Daerah dengan jumlah aparatur desa non-ASN yang sudah 100 persen terlindungi adalah Kabupaten Bima, dan Lombok Timur. Disusul Kabupaten Lombok Tengah sebesar 99,45 persen. Dan yang paling rendah adalah Kabupaten Dompu sebesar 22,68 persen.
"Melihat data tersebut, saya menyimpulkan bahwa mereka belum paham terkait kewajiban dan kemanfaatan dari program jaminan sosial ketenagakerjaan," ujar Tomo.
Tomo menegaskan bahwa pemerintah daerah wajib mengalokasikan dana APBD atau dari sumber lain yang sah untuk mendaftarkan pekerja non-ASN dalam program jaminan sosial ketenagakerjaan.
Hal itu sudah tertuang dalam Instruksi Presiden (Inpres) Nomor 2 tahun 2021 tentang Optimalisasi Pelaksanaan Program Jaminan Sosial Ketenagakerjaan.
"Kenapa Inpres itu keluar karena Presiden Joko Widodo melihat program jaminan sosial ketenagakerjaan belum terlaksana secara optimal," ucapnya pula.
Untuk itu, Tomo menginginkan agar para Kepala Kejaksaan Negeri dan Kepala Cabang BPJAMSOSTEK se-NTB, menggencarkan sosialisasi terkait kewajiban pendaftaran pekerja, baik penerima upah dan non-penerima upah.
Ia juga mendorong BPJAMSOSTEK untuk menjalin kerja sama dengan pemerintah daerah agar memasukkan kepesertaan pekerja dalam program jaminan sosial ketenagakerjaan sebagai salah satu syarat dalam mengurus perizinan.
"Kita tidak boleh membiarkan pekerja tidak terlindungi, kalau terjadi kecelakaan kerja siapa yang menanggung," kata Tomo.
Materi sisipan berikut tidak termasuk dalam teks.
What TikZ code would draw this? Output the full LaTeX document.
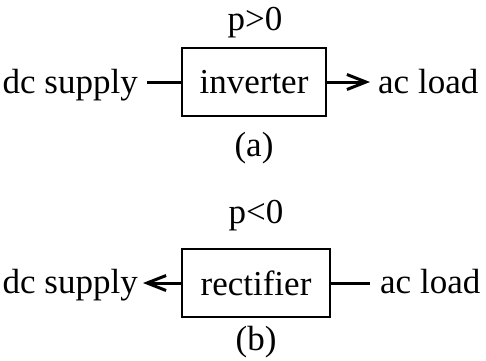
\documentclass[tikz,border=0pt]{standalone}
\usepackage{fontspec}
\setmainfont{Liberation Serif}
\usetikzlibrary{arrows.meta}
\begin{document}
\begin{tikzpicture}[x=1pt,y=-1pt,
  lbl/.style={inner sep=0pt,font=\fontsize{35}{42}\selectfont},
  blk/.style={draw,line width=2pt,minimum width=144pt,minimum height=68pt,inner sep=0pt,font=\fontsize{35}{42}\selectfont},
  conn/.style={line width=3pt},
  tip/.style={-{Straight Barb[length=19pt,width=15pt,line width=3pt]}}]
\useasboundingbox (0,0) rectangle (486,360);
% (a)
\node[blk] (boxA) at (254,82) {inverter};
\node[lbl,anchor=base] (pA) at (255,30) {p>0};
\node[lbl,anchor=base] (capA) at (254,156) {(a)};
\node[lbl,anchor=base east] (dcA) at (138,93) {dc supply};
\node[lbl,anchor=base west] (acA) at (378,93) {ac load};
\draw[conn] ([xshift=9pt]dcA.east |- boxA.west) -- (boxA.west);
\draw[conn,tip] (boxA.east) -- ([xshift=-8pt]acA.west |- boxA.east);
% (b)
\node[blk,minimum width=148pt] (boxB) at (256,283) {rectifier};
\node[lbl,anchor=base] (pB) at (256,223) {p<0};
\node[lbl,anchor=base] (capB) at (256,350) {(b)};
\node[lbl,anchor=base east] (dcB) at (138,293) {dc supply};
\node[lbl,anchor=base west] (acB) at (380,293) {ac load};
\draw[conn,tip] (boxB.west) -- ([xshift=5pt]dcB.east |- boxB.west);
\draw[conn] (boxB.east) -- ([xshift=-10pt]acB.west |- boxB.east);
\end{tikzpicture}
\end{document}
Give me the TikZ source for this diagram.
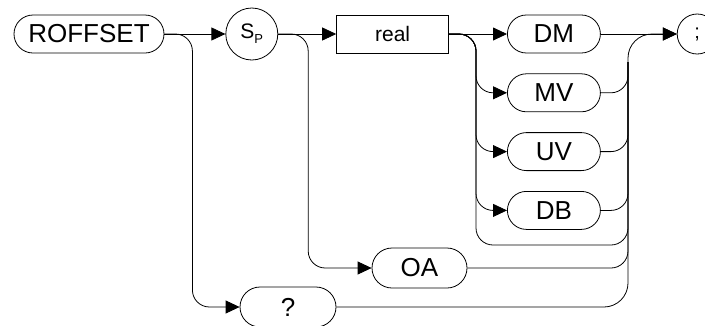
\documentclass[tikz,border=0pt]{standalone}
\usepackage{fontspec}
\setmainfont{Liberation Sans}
\usetikzlibrary{positioning, arrows.meta}
\tikzset{
  kw/.style={draw, line width=0.8pt, rounded corners=19pt, inner sep=0pt,
    minimum width=93pt, minimum height=38pt, font=\fontsize{26}{30}\selectfont},
  bx/.style={draw, line width=0.8pt, inner sep=0pt, minimum width=112pt,
    minimum height=38pt, font=\fontsize{21}{25}\selectfont},
  circ/.style={draw, circle, line width=0.8pt, inner sep=0pt},
  flow/.style={-{Triangle[length=14pt, width=13pt]}, line width=0.8pt, rounded corners=17pt},
  rail/.style={line width=0.8pt, rounded corners=17pt},
}
\begin{document}
\begin{tikzpicture}[x=1pt, y=-1pt, node distance=20pt and 58pt]
  \useasboundingbox (0,0) rectangle (705,325);
  \node[kw, minimum width=150pt] (rof) at (89,34) {ROFFSET};
  \node[circ, minimum size=52pt, right=61pt of rof] (sp)
    {{\fontsize{21}{24}\selectfont S}{\fontsize{13}{14}\selectfont\raisebox{-5pt}{P}}};
  \node[bx, right=of sp] (real) {real};
  \node[kw, right=of real] (dm) {DM};
  \node[kw, below=of dm] (mv) {MV};
  \node[kw, below=of mv] (uv) {UV};
  \node[kw, below=of uv] (db) {DB};
  \node[circ, minimum size=40pt, right=76pt of dm, font=\fontsize{20}{24}\selectfont] (semi) {;};
  \node[kw, minimum width=95pt, minimum height=40pt, rounded corners=20pt] (oa) at (419.5,268) {OA};
  \node[kw, minimum width=96pt, minimum height=40pt, rounded corners=20pt] (q) at (288,307) {?};
  % rail points
  \coordinate (tap) at (476,34);
  \coordinate (loop) at (476,245);
  \coordinate (col) at (628,34);
  \coordinate (colb) at (628,62);
  % main line
  \draw[flow] (rof.east) -- (sp.west);
  \draw[flow] (sp.east) -- (real.west);
  \draw[flow] (real.east) -- (dm.west);
  \draw[flow] (dm.east) -- (semi.west);
  % branches
  \draw[flow] (rof.east) -- ++(28,0) |- (q.west);
  \draw[flow] (sp.east) -- ++(30,0) |- (oa.west);
  \foreach \n in {mv, uv, db} \draw[flow] (real.east) -- (tap) |- (\n.west);
  \draw[rail] (real.east) -- (tap) -- (loop) -| (colb);
  % collector
  \foreach \n in {mv, uv, db, oa} \draw[rail] (\n.east) -| (colb);
  \draw[flow, rounded corners=24pt] (q.east) -| (col) -- (semi.west);
\end{tikzpicture}
\end{document}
Deputi Direktur BPJS Ketenagakerjaan Wilayah Bali, Nusa Tenggara dan Papua (Banuspa) Toto Suharto, berterima kasih dan mengapresiasi Kejaksaan TInggi NTB yang sudah mendukung BPJAMSOSTEK NTB dalam menyelenggarakan program jaminan sosial ketenagakerjaan untuk dapat melindungi pekerja di NTB.
Salah satu bentuk nyata dari Kejaksaan Tinggi NTB adalah dengan mengeluarkan surat pelaksanaan Inpres Nomor 2 tahun 2021 tentang Pelaksanaan Program Jaminan Sosial Ketenagakerjaan yang ditujukan kepada seluruh pimpinan daerah di NTB.
"Kami akan menggandeng seluruh pihak terkait demi memastikan seluruh pekerja bisa terlindungi oleh program-program yang diselenggarakan oleh BPJAMSOSTEK," katanya.
Menurut Kepala Cabang BPJAMSOSTEK NTB Adventus Edison Souhuwat, kerja sama dengan Kejaksaan Tinggi NTB sangat efektif.
Hal itu dibuktikan dengan keberhasilan penagihan iuran mencapai Rp504,22 juta pada 2020, dengan jumlah tenaga kerja mencapai 504 orang. Sementara keberhasilan penagihan iuran periode Januari-Mei 2021 mencapai Rp181,24 juta dengan jumlah tenaga kerja sebanyak 231 orang.
"Adapun dalam waktu dekat akan kembali dilakukan penyerahan SKK sebanyak 174 dengan potensi iuran sebesar Rp2,91 miliar dan potensi tenaga kerja sebanyak 1.304 orang," ujarnya.